Girlfriend in a Coma tells the story of a group of friends in North Vancouver.  It follows them as they finish high school and over the next two decades, well into their adult lives.  At the outset, football-playing Jared succumbs to leukemia.  He returns as a prophetic ghost in the final section of the book.  Karen, the girlfriend of the book’s title, falls into a coma after mixing crash dieting with prescription drugs.  The remaining characters try to figure out what to do with their lives, going on to university, careers, drug addictions, and parenthood. 

As we talked about these characters – the brilliant doctor, the electrician who becomes a homeless wanderer, the drug-addicted supermodel – we realized that they’re all, for lack of a better word, losers.  They all go out into life with great ambition but just can’t seem to get it together.  Ultimately they end up living back with their parents or just around the corner in the North Vancouver neighbourhood they all grew up in.  We realized that we all know people like this; we might even fit this description ourselves sometimes.  Douglas Coupland does a great job of setting up a situation we can relate to.

And then things go awry.  Seventeen years into her coma, Karen wakes up.  She’s astounded to see how much – or, how little – her friends have made of their lives.  Shortly after her re-entry into civilization, the world more or less comes to an end.  Everyone in the world falls asleep, except for the novel’s main characters.  Natural disasters ensue.  Infrastructure collapses.  The solitary North Vancouver survivors subsist on supermarket plunder until Jared – the aforementioned deceased classmate – reappears and tries to help them fix things.  He heals their blindness and other physical afflictions and removes their drug addictions.  He gives them everything they need to start a new life for themselves, but they continue to pass their time squabbling over VHS tapes looted from the local video store.

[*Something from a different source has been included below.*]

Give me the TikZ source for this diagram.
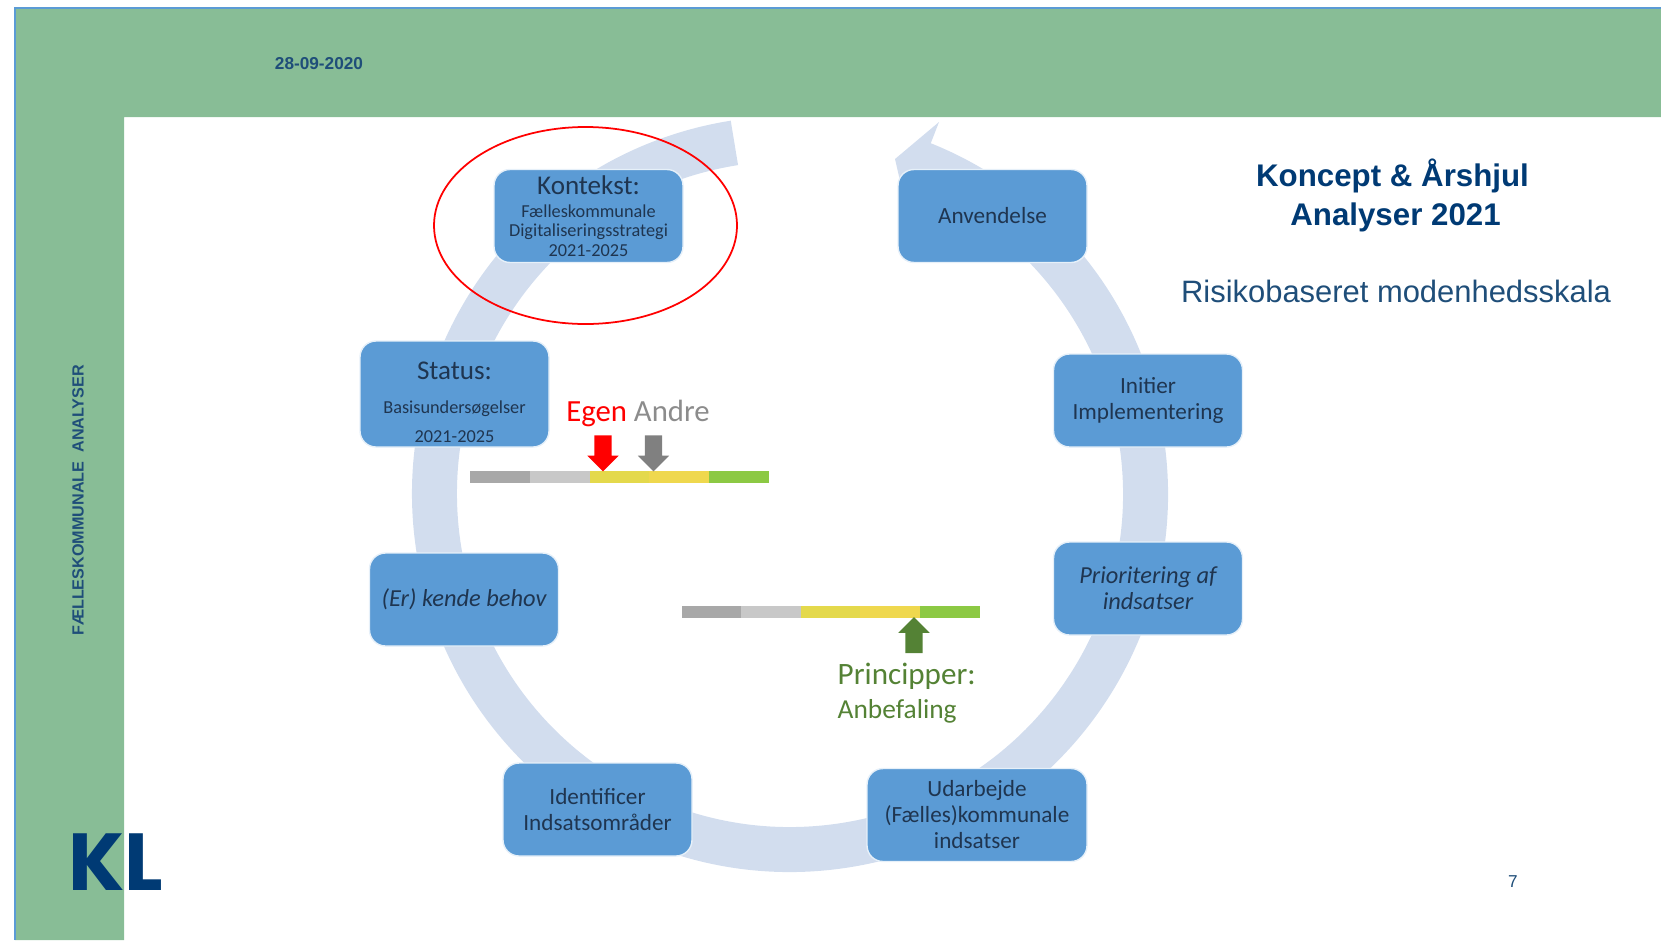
\documentclass[tikz,border=0pt]{standalone}
\usepackage{fontspec}
\setmainfont{Carlito}
\newfontfamily\arialfont{Liberation Sans}
\newfontfamily\logofont{Poppins}
\usetikzlibrary{shapes, shapes.geometric, shapes.arrows}
\definecolor{MyGreen}{HTML}{88BD96}
\definecolor{MyBlue}{HTML}{5B9BD5}
\definecolor{MyRing}{HTML}{D2DDEE}
\definecolor{MyText}{HTML}{1F3550}
\definecolor{MyNavy}{HTML}{003A74}
\definecolor{MyTitle}{HTML}{1F4E79}
\definecolor{MyLeaf}{HTML}{548235}
\definecolor{MyGrey}{HTML}{A8A8A8}
\definecolor{MyPale}{HTML}{C8C8C8}
\definecolor{MyLime}{HTML}{E4D94C}
\definecolor{MyGold}{HTML}{EFD84E}
\definecolor{MyLeafbar}{HTML}{8CC944}
\newcommand{\headtxt}{\fontsize{7.7}{9.4}\selectfont}
\newcommand{\smalltxt}{\fontsize{5.2}{5.7}\selectfont}

\begin{document}
\begin{tikzpicture} [
			every node/.style={align=center,inner sep=0pt},
			phase/.style={fill=MyBlue,draw=white!85!MyBlue,line width=0.4pt,rounded corners=1.6mm,text=MyText,minimum width=18.9mm,minimum height=9.3mm,font=\fontsize{6.6}{7.4}\selectfont},
			phaseit/.style={phase,font=\itshape\fontsize{6.95}{7.4}\selectfont},
			barseg/.style={minimum width=6mm,minimum height=1.15mm},
			blockarrow/.style={single arrow,inner sep=0.8mm,minimum width=3mm,minimum height=3.6mm,single arrow head extend=0.7mm},
			ringarc/.style={draw=MyRing,line width=4.5mm},
			slidetxt/.style={text=MyTitle,font=\arialfont\fontsize{8.8}{11}\selectfont}
		]
			\useasboundingbox (0,0) rectangle (16.61,9.40);
			\path[fill=MyGreen] (0.15,0) -- (0.15,9.32) -- (16.61,9.32) -- (16.61,8.23) -- (1.24,8.23) -- (1.24,0) -- cycle;
			\path[draw=MyBlue,line width=0.4pt] (0.15,0) |- (16.61,9.32);
			\node at (3.19,8.765) [text=MyTitle,font=\arialfont\bfseries\fontsize{4.9}{6}\selectfont] (datelabel) {28-09-2020};
			\node at (0.78,4.395) [rotate=90,text=MyTitle,font=\arialfont\bfseries\fontsize{4.6}{6}\selectfont] (sidelabel) {FÆLLESKOMMUNALE\ \ ANALYSER};
			\node at (1.155,0.775) [text=MyNavy,font=\logofont\bfseries\fontsize{23}{23}\selectfont] (logo) {KL};
			\node at (13.925,7.445) [text=MyNavy,font=\arialfont\bfseries\fontsize{8.9}{11.1}\selectfont] (title) {Koncept \& Årshjul\\\hspace*{0.6mm}Analyser 2021};
			\node at (13.96,6.49) [slidetxt] (subtitle) {Risikobaseret modenhedsskala};
			\node at (15.13,0.58) [text=MyTitle,font=\arialfont\fontsize{4.9}{6}\selectfont] (pagenum) {7};
			% ring
			\coordinate (hub) at (7.90,4.46);
			\path[ringarc] (hub) ++(99:3.555) arc[start angle=99,end angle=429.5,radius=3.555];
			\path[fill=MyRing] (9.39,8.18) -- (8.95,7.81) -- (9.06,7.33) -- cycle;
			% boxes
			\node at (5.885,7.24) [phase] (kontekst) {\headtxt Kontekst:\\[-0.85pt]\smalltxt Fælleskommunale\\[-1.8pt]\smalltxt Digitaliseringsstrategi\\[-1.8pt]\smalltxt 2021-2025};
			\node at (9.925,7.24) [phase] (anvendelse) {Anvendelse};
			\node at (11.48,5.395) [phase] (initier) {Initier\\Implementering};
			\node at (11.48,3.515) [phaseit] (prioritering) {Prioritering af\\indsatser};
			\node at (9.77,1.25) [phase,minimum width=22mm] (udarbejde) {Udarbejde\\(Fælles)kommunale\\indsatser};
			\node at (5.975,1.305) [phase] (identificer) {Identificer\\Indsatsområder};
			\node at (4.64,3.405) [phaseit] (behov) {(Er) kende behov};
			\node at (4.545,5.46) [phase,minimum height=10.6mm] (status) {\rule{0pt}{9.7pt}\headtxt Status:\\[2.15pt]\smalltxt Basisundersøgelser\\[0.7pt]\smalltxt 2021-2025};
			\node at (5.855,7.145) [ellipse,draw=red,line width=0.5pt,minimum width=30.3mm,minimum height=19.7mm] (focus) {};
			% top scale
			\node at (5.00,4.63) [barseg,fill=MyGrey] (topa) {};
			\node at (5.60,4.63) [barseg,fill=MyPale] (topb) {};
			\node at (6.195,4.63) [barseg,fill=MyLime] (topc) {};
			\node at (6.79,4.63) [barseg,fill=MyGold] (topd) {};
			\node at (7.39,4.63) [barseg,fill=MyLeafbar] (tope) {};
			\node at (6.38,5.27) [font=\fontsize{8.75}{10}\selectfont] (egenlabel) {\textcolor{red}{Egen} \textcolor{black!45}{Andre}};
			\node at (6.03,4.91) [blockarrow,fill=red,shape border rotate=270] (egenarrow) {};
			\node at (6.535,4.91) [blockarrow,fill=black!50,shape border rotate=270] (andrearrow) {};
			% bottom scale
			\node at (7.115,3.28) [barseg,fill=MyGrey] (lowa) {};
			\node at (7.71,3.28) [barseg,fill=MyPale] (lowb) {};
			\node at (8.31,3.28) [barseg,fill=MyLime] (lowc) {};
			\node at (8.90,3.28) [barseg,fill=MyGold] (lowd) {};
			\node at (9.495,3.28) [barseg,fill=MyLeafbar] (lowe) {};
			\node at (9.14,3.005) [blockarrow,fill=MyLeaf,shape border rotate=90] (leafarrow) {};
			\node[anchor=west] at (8.37,2.64) [text=MyLeaf,font=\fontsize{8.85}{10}\selectfont] (principper) {Principper:};
			\node[anchor=west] at (8.37,2.29) [text=MyLeaf,font=\fontsize{7.8}{9}\selectfont] (anbefaling) {Anbefaling};
		\end{tikzpicture}
\end{document}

While it’s easy to get frustrated with this tunnel vision, the temptation to sink into apathy in the midst of turmoil is pretty common.  We realized that the characters in this novel don’t have any kind of cause to get behind.  Jared asks Karen what big changes she sees after being asleep for seventeen years.  She replies that the biggest difference is “A lack…A lack of convictions—of beliefs, or wisdom, or even of good old badness.  No sorrow; no nothing.  People—the people I knew—when I came back they only, well, existed.” Even when faced with a million potential causes – a million problems to fix – these people don’t know where to start.  Sometimes it’s hard to see the big picture when we’re in the middle of something, and we won’t work for change unless we have a threat hanging over our head. 

At this point, Jared provides a threat.  These last people on earth are given a choice: they can continue as they are, with nuclear holocaust-like weather conditions and an unpredictable supply of canned tuna.  Or, they can go back to the last day when the world was “normal” on one condition: it is their duty to wake everyone up to the problems in the world.  Jared tells them that they’ll have to spend the rest of their lives searching for answers, asking questions, and challenging “dead and thoughtless beliefs”.  He explains that “in [their] old lives [they] had nothing to live for.  Now [they] do.”  He commands them to “go clear the land for a new culture…if you’re not plotting every moment boiling the carcass of the old order—then you’re wasting your day.” 

The catch in all this is that, to gain a second chance and a new purpose in life, Karen will go back into her coma.  To become fully awake, one of them must go back to sleep.

The solution Jared offers led us to talk about our own society’s willingness to ask questions and to get behind causes.  Do we have causes today?  Are we willing to get behind big issues, or is the population more complacent than it has been in past decades?  Are we giving our time as volunteers because we care deeply about issues?  Are we giving our time as volunteers at all?  Is society today as supportive of those who choose an alternative lifestyle as a means of protesting existing norms? 

People still feel a call to do something meaningful on some scale, but we often feel disconnected from the means that allow us to enact this.  Douglas Coupland challenges us to ask “why” as a lifelong battle, not just for ourselves but for the future of humanity.